According to the analysis report by shipping consultancy firm Drewry, tariff proposals by the Trump administration targeting major trading partners such as China, Vietnam, and the EU could potentially reshape the trade and international transport landscape, calling for shipping companies, freight forwarders, and shippers to actively adjust their operational strategies.

Drewry points out that the tariffs imposed by the Trump administration on Chinese goods in 2018 have nearly halted the growth of containerized goods shipped from China to the United States over the six years following the implementation of the tariffs, with overall growth almost at zero. Meanwhile, Vietnam, unaffected by tariffs, saw a 45% increase in container exports to the United States during the same period, benefiting significantly from trade diversions.

Research by Haberkorn et al. indicates that for every 1% increase in tariffs on Chinese goods by the United States in 2018-2019, trade volume decreased by 1% one year later, highlighting the potential impact of higher tariffs under the "Trump 2.0" scenario.

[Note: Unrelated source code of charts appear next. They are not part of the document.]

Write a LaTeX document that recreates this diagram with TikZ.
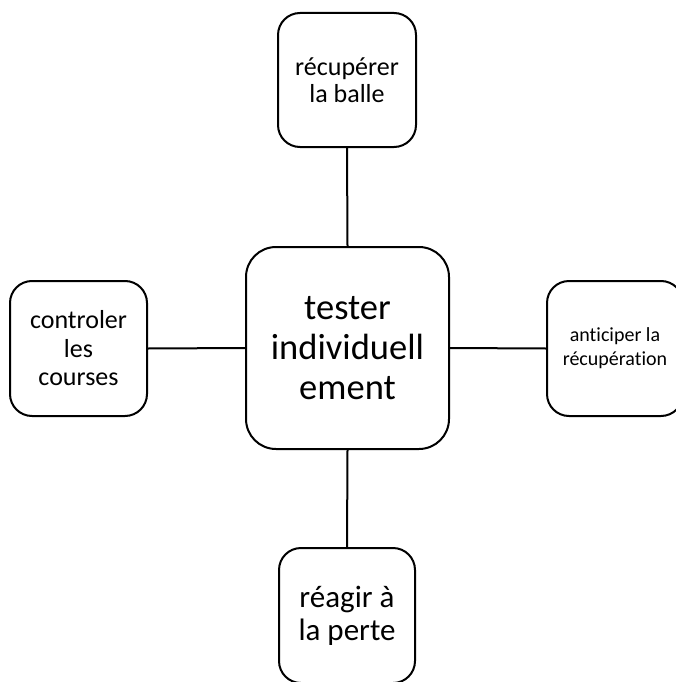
\documentclass[tikz,border=0pt]{standalone}
\usepackage{fontspec}
\setmainfont{Carlito}[Ligatures=NoCommon]
\begin{document}
\begin{tikzpicture}[x=1pt,y=1pt,
  box/.style={draw=black,line width=2pt,rounded corners=22pt,align=center,inner sep=0pt,fill=white},
  link/.style={draw=black,line width=2pt}]
\useasboundingbox (0,0) rectangle (675,-682);
\node[box,minimum width=203pt,minimum height=202pt,rounded corners=30pt,font=\fontsize{36.5}{40}\selectfont] (c) at (347.5,-348) {tester\\individuell\\ement};
\node[box,minimum width=138pt,minimum height=134pt,font=\fontsize{26}{27}\selectfont] (t) at (347,-80) {récupérer\\la balle};
\node[box,minimum width=137pt,minimum height=135pt,font=\fontsize{26}{28.5}\selectfont] (l) at (78.5,-348.5) {controler\\les\\courses};
\node[box,minimum width=136pt,minimum height=135pt,font=\fontsize{20}{24}\selectfont] (r) at (615,-348.5) {anticiper la\\récupération};
\node[box,minimum width=136pt,minimum height=135pt,font=\fontsize{31}{33}\selectfont] (b) at (347,-615.5) {réagir à\\la perte};
\draw[link] (c.north) -- (t.south);
\draw[link] (c.south) -- (b.north);
\draw[link] (c.west) -- (l.east);
\draw[link] (c.east) -- (r.west);
\end{tikzpicture}
\end{document}
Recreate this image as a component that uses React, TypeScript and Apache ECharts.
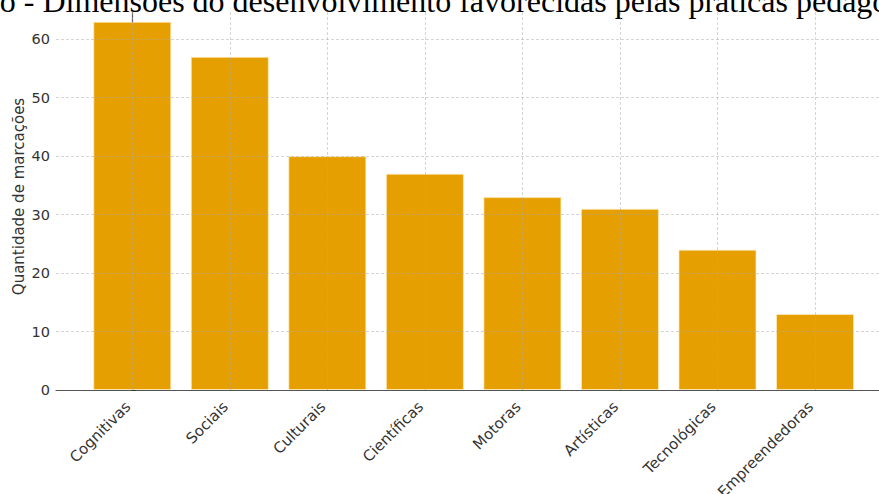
import React, { useEffect, useRef } from "react";
import * as echarts from "echarts";

const categories = [
  "Cognitivas",
  "Sociais",
  "Culturais",
  "Científicas",
  "Motoras",
  "Artísticas",
  "Tecnológicas",
  "Empreendedoras",
];
const values = [63, 57, 40, 37, 33, 31, 24, 13];
const yTicks = [0, 10, 20, 30, 40, 50, 60];
const titleText =
  "Gráfico - Dimensões do desenvolvimento favorecidas pelas práticas pedagógicas";
const yAxisTitle = "Quantidade de marcações";

export default function App() {
  const ref = useRef<HTMLDivElement>(null);

  useEffect(() => {
    if (!ref.current) return;
    const chart = echarts.init(ref.current, undefined, { renderer: "svg" });
    const xIdx = categories.map((_, i) => i);
    const gridStyle = {
      type: [3, 2] as number[],
      color: "rgba(170,170,170,0.55)",
      width: 0.9,
    };
    const option: any = {
      animation: false,
      backgroundColor: "#ffffff",
      grid: {
        left: 56,
        right: 0,
        top: 12,
        bottom: 104,
        containLabel: false,
        outerBoundsMode: "none",
      },
      xAxis: {
        type: "value",
        min: -0.782,
        max: 7.656,
        splitLine: { show: false },
        axisLine: { show: true, lineStyle: { color: "#555", width: 1.2 } },
        axisTick: {
          show: true,
          inside: true,
          length: 4,
          customValues: xIdx,
          lineStyle: { color: "#333", width: 1 },
        },
        axisLabel: {
          customValues: xIdx,
          rotate: 45,
          margin: 10,
          padding: [0, 6, 0, 0],
          fontFamily: "DejaVu Sans",
          fontSize: 15,
          color: "#333",
          formatter: (v: number) => categories[Math.round(v)] ?? "",
        },
      },
      yAxis: {
        type: "value",
        min: 0,
        max: 64.67,
        splitLine: { show: false },
        axisLine: { show: true, lineStyle: { color: "#555", width: 1.2 } },
        axisTick: {
          show: true,
          inside: true,
          length: 4,
          customValues: yTicks,
          lineStyle: { color: "#333", width: 1 },
        },
        axisLabel: {
          customValues: yTicks,
          margin: 6,
          fontFamily: "DejaVu Sans",
          fontSize: 14.5,
          color: "#333",
        },
      },
      graphic: [
        {
          type: "text",
          x: -82,
          y: 1,
          style: {
            text: titleText,
            font: "32px 'Liberation Serif'",
            fill: "#000",
            align: "left",
            verticalAlign: "middle",
          },
        },
        {
          type: "text",
          x: 18.5,
          y: 196.5,
          rotation: Math.PI / 2,
          style: {
            text: yAxisTitle,
            font: "15px 'DejaVu Sans'",
            fill: "#333",
            align: "center",
            verticalAlign: "middle",
          },
        },
      ],
      series: [
        {
          type: "bar",
          data: values.map((v, i) => [i, v]),
          barWidth: 78,
          itemStyle: {
            color: "#E69F00",
            borderColor: "rgba(255,235,190,0.7)",
            borderWidth: 1,
          },
          z: 2,
        },
        {
          type: "line",
          data: [],
          z: 10,
          markLine: {
            silent: true,
            symbol: "none",
            label: { show: false },
            lineStyle: gridStyle,
            data: [
              ...xIdx.map((i) => ({ xAxis: i })),
              ...yTicks.filter((t) => t > 0).map((t) => ({ yAxis: t })),
            ],
          },
        },
      ],
    };
    chart.setOption(option);
    return () => chart.dispose();
  }, []);

  return (
    <div
      ref={ref}
      style={{ position: "fixed", left: 0, top: 0, width: 879, height: 494 }}
    />
  );
}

The "Trump 2.0" tariff policy represents an escalation, broadly but unevenly applied to trading partners, with countries like China and Vietnam facing particularly extreme tariff hikes. This could lead to significant strategic adjustments in regional supply chains, creating a complex situation of winners and losers.

Drewry emphasizes that the turbulence in the container shipping market will have "asymmetric short-term impacts" on shipping companies and shippers, and "Trump 2.0" could result in an overall contraction in global shipping demand. Shippers need to review sourcing strategies, engage tariff experts to ensure compliance and optimize tariff burdens, assess the volatility of transport capacity and rates to address potential logistics disruptions and cost fluctuations. Shipping companies, on the other hand, need to adjust capacity and service frequencies to meet changing demand patterns and explore new markets outside the U.S. to reduce dependence on potentially shrinking routes.